CHICAGO (04/24/2000) - Last year, Microsoft Corp. Chairman Bill Gates delivered the keynote address at Comdex/Spring to a standing-room-only audience. Last week, President Clinton took the podium at the trade show here and spoke to a less-than-capacity crowd.
Clinton made Comdex/ Spring 2000 the final stop on his Digital Divide New Markets tour, urging high-tech companies to help bridge the gap between affluent communities with access to computers and the Internet and those without such access.
"I came here today to ask you to set another trend - to devote more time and technology, more ideas and energy, to closing the digital divide," Clinton said. He said that more than 400 organizations had signed up to participate in the initiative. But among show attendees, his call to action received mixed reviews.
"I don't think the government has any business in this," said Randy Gibson, a systems administration supervisor at software maker Basis International Ltd. in Albuquerque, New Mexico.
"The government does not need to step in and provide free Internet connection to everybody when you can pretty much get it for free if you know what you are doing," Gibson said. "The problem is not the rich keeping technology away from the poor, and the government should not come in and tax people for a program that probably won't help anyone anyway."
"There are some challenges ahead, but [Clinton] has clearly defined an agenda, and it will be up to us to execute it," countered Keith Hartley, director of marketing at SteelEye Technology Inc. in Mountain View, California. "The private sector does owe back to the economy and the government to help the government spur new markets.
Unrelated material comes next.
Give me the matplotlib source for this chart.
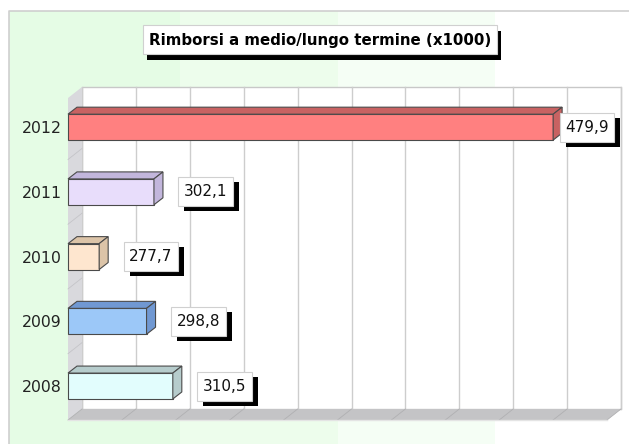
import numpy as np
import matplotlib
matplotlib.use('Agg')
import matplotlib.pyplot as plt
from matplotlib.patches import Rectangle, Polygon
from matplotlib.transforms import IdentityTransform

years = ['2008', '2009', '2010', '2011', '2012']
values = [310.5, 298.8, 277.7, 302.1, 479.9]
front_colors = ['#e2fdfd', '#9cc8f8', '#fee6cf', '#e8ddfb', '#ff8080']
shade_colors = ['#b6cccc', '#7098d2', '#dcc4a8', '#c2b6dc', '#c86262']
title = 'Rimborsi a medio/lungo termine (x1000)'

W, H = 629, 444
fig = plt.figure(figsize=(W / 100, H / 100), dpi=100)
fig.patch.set_facecolor('white')

# background: green bands + frame (pixel coords)
bg = fig.add_axes([0, 0, 1, 1])
bg.set_xlim(0, W)
bg.set_ylim(H, 0)
bg.axis('off')
for x0, x1, c in [(9, 180, '#e5fce5'), (180, 338, '#edfdec'), (338, 495, '#f5fef5')]:
    bg.add_patch(Rectangle((x0, 11.5), x1 - x0, H, color=c, lw=0))
bg.plot([9, 9, W], [H, 11.5, 11.5], color='#cfcfcf', lw=1.2)

title_txt = bg.text(320, 40, title, ha='center', va='center', fontsize=10.8, fontweight='bold',
                    color='black', zorder=6)

# main axes = front plane of the 3D box
ax_l, ax_r, ax_t, ax_b = 68, 607, 98, 420
ax = fig.add_axes([ax_l / W, (H - ax_b) / H, (ax_r - ax_l) / W, (ax_b - ax_t) / H])
xmin, xmax = 0.95 * min(values), 1.05 * max(values)
ymin, ymax = -0.525, 4.45
ax.set_xlim(xmin, xmax)
ax.set_ylim(ymin, ymax)
ax.patch.set_visible(False)
for s in ax.spines.values():
    s.set_visible(False)
ax.set_xticks([])

ux = (xmax - xmin) / (ax_r - ax_l)
uy = (ymax - ymin) / (ax_b - ax_t)
wdx, wdy = 14 * ux, 11 * uy
bdx, bdy = 9 * ux, 7 * uy

# back wall and grid
ax.add_patch(Rectangle((xmin + wdx, ymin + wdy), xmax - xmin, ymax - ymin, fc='white',
                       ec='#c8c8c8', lw=1, clip_on=False, zorder=1))
grid = np.linspace(xmin, xmax, 11)
for g in grid:
    ax.plot([g + wdx, g + wdx], [ymin + wdy, ymax + wdy], color='#cdcdcd', lw=1,
            clip_on=False, zorder=1.5)

# left wall
ax.add_patch(Polygon([(xmin, ymin), (xmin + wdx, ymin + wdy), (xmin + wdx, ymax + wdy), (xmin, ymax)],
                     closed=True, fc='#d9d9dd', ec='none', clip_on=False, zorder=2))
for k in range(len(years) - 1):
    yb = k + 0.5
    ax.plot([xmin, xmin + wdx], [yb, yb + wdy], color='#c4c4c8', lw=0.6, clip_on=False, zorder=2.1)

# floor
ax.add_patch(Polygon([(xmin, ymin), (xmax, ymin), (xmax + wdx, ymin + wdy), (xmin + wdx, ymin + wdy)],
                     closed=True, fc='#c4c4c6', ec='none', clip_on=False, zorder=2))
for g in grid:
    ax.plot([g, g + wdx], [ymin, ymin + wdy], color='#b0b0b2', lw=0.6, clip_on=False, zorder=2.1)
ax.plot([xmin, xmax], [ymin, ymin], color='#e4e4e4', lw=1, clip_on=False, zorder=2.2)

# bars
bh = 0.4
ypos = np.arange(len(years))
widths = [v - xmin for v in values]
ax.barh(ypos, widths, left=xmin, height=bh, color=front_colors, edgecolor='#4a4a4a',
        lw=0.8, clip_on=False, zorder=3)
labels = []
for k, v in enumerate(values):
    top, bot = k + bh / 2, k - bh / 2
    ax.add_patch(Polygon([(xmin, top), (v, top), (v + bdx, top + bdy), (xmin + bdx, top + bdy)],
                         closed=True, fc=shade_colors[k], ec='#4a4a4a', lw=0.8, clip_on=False, zorder=3))
    ax.add_patch(Polygon([(v, bot), (v, top), (v + bdx, top + bdy), (v + bdx, bot + bdy)],
                         closed=True, fc=shade_colors[k], ec='#4a4a4a', lw=0.8, clip_on=False, zorder=3))

    lx = min(v + 30 * ux, xmax - 42 * ux)
    lab = f'{v:.1f}'.replace('.', ',')
    t = ax.text(lx, k, lab, ha='left', va='center', fontsize=11, color='#111111', zorder=6,
                clip_on=False)
    labels.append(t)

ax.set_yticks(ypos)
ax.set_yticklabels(years, fontsize=11.3, color='#222222')
ax.tick_params(axis='y', length=0, pad=4.5)

# white boxes with black drop shadows, sized in pixels around the texts
fig.canvas.draw()
renderer = fig.canvas.get_renderer()
boxes = [(title_txt, bg, 5.5, 29, (4, 6))] + [(t, ax, 5.5, 29, (6, 5)) for t in labels]
for t, host, padx, bh_px, off in boxes:
    e = t.get_window_extent(renderer)
    cy = (e.y0 + e.y1) / 2
    bx0, by0 = e.x0 - padx, cy - bh_px / 2
    bw = e.width + 2 * padx
    host.add_patch(Rectangle((bx0 + off[0], by0 - off[1]), bw, bh_px, fc='black', ec='none',
                             transform=IdentityTransform(), clip_on=False, zorder=4))
    host.add_patch(Rectangle((bx0, by0), bw, bh_px, fc='white', ec='#d0d0d0', lw=0.8,
                             transform=IdentityTransform(), clip_on=False, zorder=5))

fig.savefig('out.png', dpi=100)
It's not enough to capitalize on the existing markets as the economy changes. We need to work with the public sector."
The president asked information technology companies and professionals to help put computers and Web access into schools, expand internships and deepen talent pools to include more ethnic and gender diversity.
According to the U.S. Department of Commerce, 30% of white Americans and 36% of Asian Americans have Internet access at home, while only 11% of African Americans and 13% of Hispanic Americans have that access.
Clinton couched his pitch in economic terms, arguing that closing the gap would create new businesses and new sources of employees and customers.
But "people vote with their attendance," said analyst Phil Russom at Hurwitz Group Inc. in Framingham, Massachusetts. "The [relative] lack of people there shows a lack of interest. High-tech firms are run by quick, relatively young people. Historically, concern for philanthropy comes at later stages in people's lives."